## BEGIN Material provided

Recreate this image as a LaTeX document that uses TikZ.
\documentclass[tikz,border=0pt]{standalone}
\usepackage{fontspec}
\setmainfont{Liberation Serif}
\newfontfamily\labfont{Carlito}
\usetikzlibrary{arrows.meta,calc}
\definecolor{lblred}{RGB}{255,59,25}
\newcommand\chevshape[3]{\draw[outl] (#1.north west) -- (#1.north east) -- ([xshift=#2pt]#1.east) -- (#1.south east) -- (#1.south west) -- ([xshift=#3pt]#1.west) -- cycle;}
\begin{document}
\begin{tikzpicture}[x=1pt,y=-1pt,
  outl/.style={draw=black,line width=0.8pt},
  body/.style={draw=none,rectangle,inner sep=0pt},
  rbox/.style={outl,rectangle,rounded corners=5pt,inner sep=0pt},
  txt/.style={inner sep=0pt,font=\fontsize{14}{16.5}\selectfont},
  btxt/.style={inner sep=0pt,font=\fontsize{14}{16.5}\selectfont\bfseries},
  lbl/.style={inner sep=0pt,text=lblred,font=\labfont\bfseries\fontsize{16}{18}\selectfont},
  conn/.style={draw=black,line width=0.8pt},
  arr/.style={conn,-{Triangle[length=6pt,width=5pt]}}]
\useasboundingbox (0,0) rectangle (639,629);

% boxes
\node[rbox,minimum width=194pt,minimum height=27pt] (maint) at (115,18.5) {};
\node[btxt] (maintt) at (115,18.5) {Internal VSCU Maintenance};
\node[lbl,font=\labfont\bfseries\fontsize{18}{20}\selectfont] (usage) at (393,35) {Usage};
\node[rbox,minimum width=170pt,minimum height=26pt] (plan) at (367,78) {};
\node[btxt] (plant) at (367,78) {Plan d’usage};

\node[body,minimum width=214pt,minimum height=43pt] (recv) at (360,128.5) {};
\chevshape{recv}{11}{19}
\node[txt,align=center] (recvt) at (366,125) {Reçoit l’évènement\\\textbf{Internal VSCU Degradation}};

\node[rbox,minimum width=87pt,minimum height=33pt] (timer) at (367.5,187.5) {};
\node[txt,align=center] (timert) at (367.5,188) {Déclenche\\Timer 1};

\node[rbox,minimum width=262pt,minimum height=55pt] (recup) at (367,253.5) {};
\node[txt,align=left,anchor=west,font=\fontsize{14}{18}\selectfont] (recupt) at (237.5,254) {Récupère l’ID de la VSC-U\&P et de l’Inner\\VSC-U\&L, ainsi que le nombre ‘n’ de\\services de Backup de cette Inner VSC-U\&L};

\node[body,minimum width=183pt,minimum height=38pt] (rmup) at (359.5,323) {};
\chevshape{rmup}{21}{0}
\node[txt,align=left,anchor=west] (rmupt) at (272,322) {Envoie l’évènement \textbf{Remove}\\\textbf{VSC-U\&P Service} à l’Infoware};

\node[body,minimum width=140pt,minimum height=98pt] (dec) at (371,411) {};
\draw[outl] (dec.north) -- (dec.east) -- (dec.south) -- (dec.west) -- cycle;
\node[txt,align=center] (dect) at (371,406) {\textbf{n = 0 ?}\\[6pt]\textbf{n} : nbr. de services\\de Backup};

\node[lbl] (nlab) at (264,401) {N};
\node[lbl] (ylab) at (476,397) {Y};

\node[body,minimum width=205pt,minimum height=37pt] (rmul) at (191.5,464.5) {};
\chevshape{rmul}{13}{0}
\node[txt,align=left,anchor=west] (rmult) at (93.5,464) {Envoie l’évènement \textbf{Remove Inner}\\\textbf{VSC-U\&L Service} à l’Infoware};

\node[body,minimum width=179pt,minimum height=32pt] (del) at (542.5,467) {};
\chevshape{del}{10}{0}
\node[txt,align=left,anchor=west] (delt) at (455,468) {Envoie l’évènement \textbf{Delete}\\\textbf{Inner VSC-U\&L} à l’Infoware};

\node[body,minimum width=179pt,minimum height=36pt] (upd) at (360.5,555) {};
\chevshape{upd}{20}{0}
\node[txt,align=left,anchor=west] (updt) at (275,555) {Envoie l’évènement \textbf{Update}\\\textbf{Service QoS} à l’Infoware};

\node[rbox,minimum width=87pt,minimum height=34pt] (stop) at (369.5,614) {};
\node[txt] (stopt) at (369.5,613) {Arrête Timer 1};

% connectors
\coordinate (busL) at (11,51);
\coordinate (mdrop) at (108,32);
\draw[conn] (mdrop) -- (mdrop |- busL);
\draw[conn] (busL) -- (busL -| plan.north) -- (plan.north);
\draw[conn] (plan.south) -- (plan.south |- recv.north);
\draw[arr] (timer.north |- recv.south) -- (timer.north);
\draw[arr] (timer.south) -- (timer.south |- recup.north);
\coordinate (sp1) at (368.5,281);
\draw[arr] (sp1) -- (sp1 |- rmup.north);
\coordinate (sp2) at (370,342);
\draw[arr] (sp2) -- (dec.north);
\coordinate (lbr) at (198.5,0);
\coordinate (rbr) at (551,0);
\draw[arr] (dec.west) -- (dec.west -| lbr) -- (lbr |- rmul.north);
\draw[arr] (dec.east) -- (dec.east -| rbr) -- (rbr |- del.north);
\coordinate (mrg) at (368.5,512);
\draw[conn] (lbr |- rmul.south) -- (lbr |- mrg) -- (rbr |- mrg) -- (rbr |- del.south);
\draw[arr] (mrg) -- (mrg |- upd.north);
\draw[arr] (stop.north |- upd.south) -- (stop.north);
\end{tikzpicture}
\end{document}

## END Material provided
## BEGIN Material provided

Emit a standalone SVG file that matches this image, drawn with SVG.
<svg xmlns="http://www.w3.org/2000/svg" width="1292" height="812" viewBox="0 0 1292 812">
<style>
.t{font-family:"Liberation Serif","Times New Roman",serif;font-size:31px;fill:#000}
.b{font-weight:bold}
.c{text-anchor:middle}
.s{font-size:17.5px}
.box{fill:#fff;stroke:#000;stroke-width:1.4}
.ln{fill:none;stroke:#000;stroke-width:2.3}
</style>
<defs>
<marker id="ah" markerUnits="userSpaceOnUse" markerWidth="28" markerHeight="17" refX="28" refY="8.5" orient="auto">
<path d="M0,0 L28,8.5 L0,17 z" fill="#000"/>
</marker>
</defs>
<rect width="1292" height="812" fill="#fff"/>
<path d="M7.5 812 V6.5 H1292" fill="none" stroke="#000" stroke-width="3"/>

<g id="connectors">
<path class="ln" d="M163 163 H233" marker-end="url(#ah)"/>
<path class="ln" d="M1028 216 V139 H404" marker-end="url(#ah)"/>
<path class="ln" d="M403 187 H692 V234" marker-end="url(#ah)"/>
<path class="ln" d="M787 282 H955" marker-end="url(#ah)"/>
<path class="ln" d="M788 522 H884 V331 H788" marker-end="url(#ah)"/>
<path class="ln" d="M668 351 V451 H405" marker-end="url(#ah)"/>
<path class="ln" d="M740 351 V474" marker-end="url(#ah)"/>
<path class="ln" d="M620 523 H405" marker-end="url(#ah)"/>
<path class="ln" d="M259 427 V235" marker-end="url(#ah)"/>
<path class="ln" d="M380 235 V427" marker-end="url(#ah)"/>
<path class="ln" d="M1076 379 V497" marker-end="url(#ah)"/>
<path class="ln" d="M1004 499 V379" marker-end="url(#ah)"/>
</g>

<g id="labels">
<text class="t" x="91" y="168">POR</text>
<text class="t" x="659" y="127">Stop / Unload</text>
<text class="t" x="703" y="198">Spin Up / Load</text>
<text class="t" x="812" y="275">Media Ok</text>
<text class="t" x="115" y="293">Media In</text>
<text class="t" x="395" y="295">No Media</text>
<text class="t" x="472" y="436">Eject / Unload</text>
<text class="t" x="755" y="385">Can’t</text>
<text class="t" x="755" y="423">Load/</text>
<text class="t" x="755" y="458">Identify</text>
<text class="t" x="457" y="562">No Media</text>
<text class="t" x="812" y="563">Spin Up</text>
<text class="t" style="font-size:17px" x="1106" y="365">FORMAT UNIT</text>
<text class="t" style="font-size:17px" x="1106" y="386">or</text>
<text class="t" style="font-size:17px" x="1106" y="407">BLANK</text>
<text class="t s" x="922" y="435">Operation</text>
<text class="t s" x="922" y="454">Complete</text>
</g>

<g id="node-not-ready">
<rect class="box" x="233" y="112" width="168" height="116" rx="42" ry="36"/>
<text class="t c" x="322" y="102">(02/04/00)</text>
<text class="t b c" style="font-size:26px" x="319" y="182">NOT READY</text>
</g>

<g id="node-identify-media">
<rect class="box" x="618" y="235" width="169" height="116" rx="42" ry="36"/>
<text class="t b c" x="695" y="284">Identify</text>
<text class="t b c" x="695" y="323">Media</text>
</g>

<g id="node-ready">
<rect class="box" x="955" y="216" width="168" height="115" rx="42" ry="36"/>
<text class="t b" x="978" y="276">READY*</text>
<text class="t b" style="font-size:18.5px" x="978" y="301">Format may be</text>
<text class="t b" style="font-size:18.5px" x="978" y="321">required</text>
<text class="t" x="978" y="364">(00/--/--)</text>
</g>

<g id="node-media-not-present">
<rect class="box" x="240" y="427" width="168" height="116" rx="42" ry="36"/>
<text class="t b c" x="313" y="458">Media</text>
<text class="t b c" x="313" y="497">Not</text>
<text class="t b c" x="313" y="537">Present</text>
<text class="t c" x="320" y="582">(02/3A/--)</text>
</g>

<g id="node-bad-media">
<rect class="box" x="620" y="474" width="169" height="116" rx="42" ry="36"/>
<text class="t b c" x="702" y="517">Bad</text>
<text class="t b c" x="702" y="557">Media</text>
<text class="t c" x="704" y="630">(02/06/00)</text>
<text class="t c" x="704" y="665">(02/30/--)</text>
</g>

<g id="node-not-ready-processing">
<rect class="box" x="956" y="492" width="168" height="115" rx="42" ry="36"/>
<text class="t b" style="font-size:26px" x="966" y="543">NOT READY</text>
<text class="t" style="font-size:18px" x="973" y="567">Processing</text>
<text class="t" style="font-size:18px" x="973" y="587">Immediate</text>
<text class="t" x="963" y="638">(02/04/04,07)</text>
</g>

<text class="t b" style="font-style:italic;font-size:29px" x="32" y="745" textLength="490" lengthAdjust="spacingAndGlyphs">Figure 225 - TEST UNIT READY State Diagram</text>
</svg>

## END Material provided
## BEGIN Material provided

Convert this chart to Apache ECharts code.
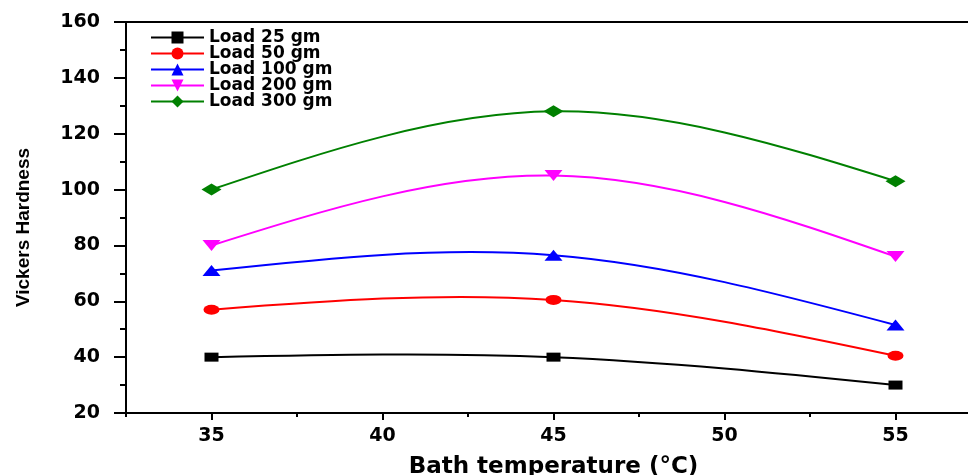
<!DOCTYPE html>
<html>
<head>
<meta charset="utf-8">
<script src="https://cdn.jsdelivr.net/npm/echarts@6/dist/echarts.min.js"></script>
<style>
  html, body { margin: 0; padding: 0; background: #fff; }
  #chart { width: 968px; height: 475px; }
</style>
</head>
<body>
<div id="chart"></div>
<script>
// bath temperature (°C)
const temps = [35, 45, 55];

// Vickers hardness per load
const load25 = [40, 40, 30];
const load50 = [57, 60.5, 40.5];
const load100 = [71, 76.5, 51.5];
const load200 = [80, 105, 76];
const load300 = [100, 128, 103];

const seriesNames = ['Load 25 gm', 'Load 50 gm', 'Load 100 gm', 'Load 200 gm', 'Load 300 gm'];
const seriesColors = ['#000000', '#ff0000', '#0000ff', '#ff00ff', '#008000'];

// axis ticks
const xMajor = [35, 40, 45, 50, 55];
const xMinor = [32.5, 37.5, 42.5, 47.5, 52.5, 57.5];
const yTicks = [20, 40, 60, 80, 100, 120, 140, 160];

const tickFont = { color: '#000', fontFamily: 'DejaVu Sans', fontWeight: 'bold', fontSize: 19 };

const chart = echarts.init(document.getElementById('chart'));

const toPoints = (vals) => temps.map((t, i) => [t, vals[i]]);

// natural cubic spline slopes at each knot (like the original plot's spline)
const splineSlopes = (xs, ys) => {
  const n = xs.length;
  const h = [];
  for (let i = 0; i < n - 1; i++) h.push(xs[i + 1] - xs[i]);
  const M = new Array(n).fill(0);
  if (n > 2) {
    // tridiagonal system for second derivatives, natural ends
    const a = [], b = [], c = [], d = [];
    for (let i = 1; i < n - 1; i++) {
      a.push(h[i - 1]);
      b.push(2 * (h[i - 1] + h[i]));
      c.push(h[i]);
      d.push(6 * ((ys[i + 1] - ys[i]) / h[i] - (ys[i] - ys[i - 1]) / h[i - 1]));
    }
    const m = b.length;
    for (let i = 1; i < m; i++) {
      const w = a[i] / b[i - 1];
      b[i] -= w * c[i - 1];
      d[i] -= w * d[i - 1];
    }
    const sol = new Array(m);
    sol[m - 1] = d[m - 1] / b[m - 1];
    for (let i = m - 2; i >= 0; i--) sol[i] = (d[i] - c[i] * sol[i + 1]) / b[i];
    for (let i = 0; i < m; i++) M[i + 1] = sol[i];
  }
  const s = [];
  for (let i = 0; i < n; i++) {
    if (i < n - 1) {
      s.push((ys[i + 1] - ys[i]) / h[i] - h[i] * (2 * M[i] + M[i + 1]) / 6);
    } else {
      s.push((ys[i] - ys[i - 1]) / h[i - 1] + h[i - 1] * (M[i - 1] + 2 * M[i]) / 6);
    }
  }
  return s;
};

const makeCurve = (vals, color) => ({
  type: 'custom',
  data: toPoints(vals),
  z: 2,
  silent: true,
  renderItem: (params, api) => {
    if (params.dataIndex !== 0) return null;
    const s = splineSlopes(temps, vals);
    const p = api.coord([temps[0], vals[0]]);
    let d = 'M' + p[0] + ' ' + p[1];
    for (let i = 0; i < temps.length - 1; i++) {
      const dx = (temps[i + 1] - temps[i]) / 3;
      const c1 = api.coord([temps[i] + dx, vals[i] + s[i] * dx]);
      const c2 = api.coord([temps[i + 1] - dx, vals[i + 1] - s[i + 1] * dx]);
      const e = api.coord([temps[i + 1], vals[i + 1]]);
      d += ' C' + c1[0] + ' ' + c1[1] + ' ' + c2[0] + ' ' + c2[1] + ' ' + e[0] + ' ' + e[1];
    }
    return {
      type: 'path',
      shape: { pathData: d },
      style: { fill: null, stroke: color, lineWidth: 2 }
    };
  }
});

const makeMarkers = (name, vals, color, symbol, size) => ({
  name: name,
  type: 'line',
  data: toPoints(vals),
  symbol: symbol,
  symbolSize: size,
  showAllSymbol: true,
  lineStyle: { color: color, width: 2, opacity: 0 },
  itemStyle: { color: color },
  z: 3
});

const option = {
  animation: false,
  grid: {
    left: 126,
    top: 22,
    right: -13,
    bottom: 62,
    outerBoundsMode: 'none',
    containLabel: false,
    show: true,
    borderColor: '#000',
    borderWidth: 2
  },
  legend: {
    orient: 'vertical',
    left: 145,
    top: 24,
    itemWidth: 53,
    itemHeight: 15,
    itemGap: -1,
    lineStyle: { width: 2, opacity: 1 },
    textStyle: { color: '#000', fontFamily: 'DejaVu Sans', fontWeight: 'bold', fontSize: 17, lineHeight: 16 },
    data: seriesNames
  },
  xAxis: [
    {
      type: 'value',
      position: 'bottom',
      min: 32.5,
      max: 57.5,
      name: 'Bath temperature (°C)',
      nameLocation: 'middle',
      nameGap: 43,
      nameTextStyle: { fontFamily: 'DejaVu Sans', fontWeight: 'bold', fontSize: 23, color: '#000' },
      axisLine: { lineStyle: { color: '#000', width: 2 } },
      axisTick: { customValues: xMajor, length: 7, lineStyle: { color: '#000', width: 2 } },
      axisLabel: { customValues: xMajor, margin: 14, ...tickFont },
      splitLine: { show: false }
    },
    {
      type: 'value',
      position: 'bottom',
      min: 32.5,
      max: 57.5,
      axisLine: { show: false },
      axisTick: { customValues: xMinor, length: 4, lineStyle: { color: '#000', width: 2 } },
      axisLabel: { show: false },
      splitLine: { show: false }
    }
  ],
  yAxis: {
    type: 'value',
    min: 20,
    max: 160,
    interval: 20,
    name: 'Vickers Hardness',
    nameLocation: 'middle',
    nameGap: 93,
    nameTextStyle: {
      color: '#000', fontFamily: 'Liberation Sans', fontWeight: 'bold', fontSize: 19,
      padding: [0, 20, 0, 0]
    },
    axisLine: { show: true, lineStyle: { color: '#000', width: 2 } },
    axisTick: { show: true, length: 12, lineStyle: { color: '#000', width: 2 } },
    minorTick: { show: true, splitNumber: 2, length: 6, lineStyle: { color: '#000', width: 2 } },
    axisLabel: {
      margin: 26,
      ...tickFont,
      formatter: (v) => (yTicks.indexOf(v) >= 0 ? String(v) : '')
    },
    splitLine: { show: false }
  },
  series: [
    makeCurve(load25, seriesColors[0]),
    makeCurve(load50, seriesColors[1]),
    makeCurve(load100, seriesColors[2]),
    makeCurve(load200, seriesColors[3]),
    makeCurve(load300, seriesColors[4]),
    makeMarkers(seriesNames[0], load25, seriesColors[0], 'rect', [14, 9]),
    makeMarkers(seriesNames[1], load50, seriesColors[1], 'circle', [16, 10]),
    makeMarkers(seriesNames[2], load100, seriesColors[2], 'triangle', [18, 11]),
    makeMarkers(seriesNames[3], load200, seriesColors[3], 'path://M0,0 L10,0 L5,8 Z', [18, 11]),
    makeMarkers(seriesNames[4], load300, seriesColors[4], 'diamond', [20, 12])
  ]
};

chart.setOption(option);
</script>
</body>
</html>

## END Material provided

■ **Instructions for the task**
Pull out only the lines from the one with "Convert this chart to Apache ECharts code." up to and including the one with "const toPoints = (vals)", and drop any pictures along the way.

■ **The response**
Convert this chart to Apache ECharts code.
<!DOCTYPE html>
<html>
<head>
<meta charset="utf-8">
<script src="https://cdn.jsdelivr.net/npm/echarts@6/dist/echarts.min.js"></script>
<style>
  html, body { margin: 0; padding: 0; background: #fff; }
  #chart { width: 968px; height: 475px; }
</style>
</head>
<body>
<div id="chart"></div>
<script>
// bath temperature (°C)
const temps = [35, 45, 55];

// Vickers hardness per load
const load25 = [40, 40, 30];
const load50 = [57, 60.5, 40.5];
const load100 = [71, 76.5, 51.5];
const load200 = [80, 105, 76];
const load300 = [100, 128, 103];

const seriesNames = ['Load 25 gm', 'Load 50 gm', 'Load 100 gm', 'Load 200 gm', 'Load 300 gm'];
const seriesColors = ['#000000', '#ff0000', '#0000ff', '#ff00ff', '#008000'];

// axis ticks
const xMajor = [35, 40, 45, 50, 55];
const xMinor = [32.5, 37.5, 42.5, 47.5, 52.5, 57.5];
const yTicks = [20, 40, 60, 80, 100, 120, 140, 160];

const tickFont = { color: '#000', fontFamily: 'DejaVu Sans', fontWeight: 'bold', fontSize: 19 };

const chart = echarts.init(document.getElementById('chart'));

const toPoints = (vals) => temps.map((t, i) => [t, vals[i]]);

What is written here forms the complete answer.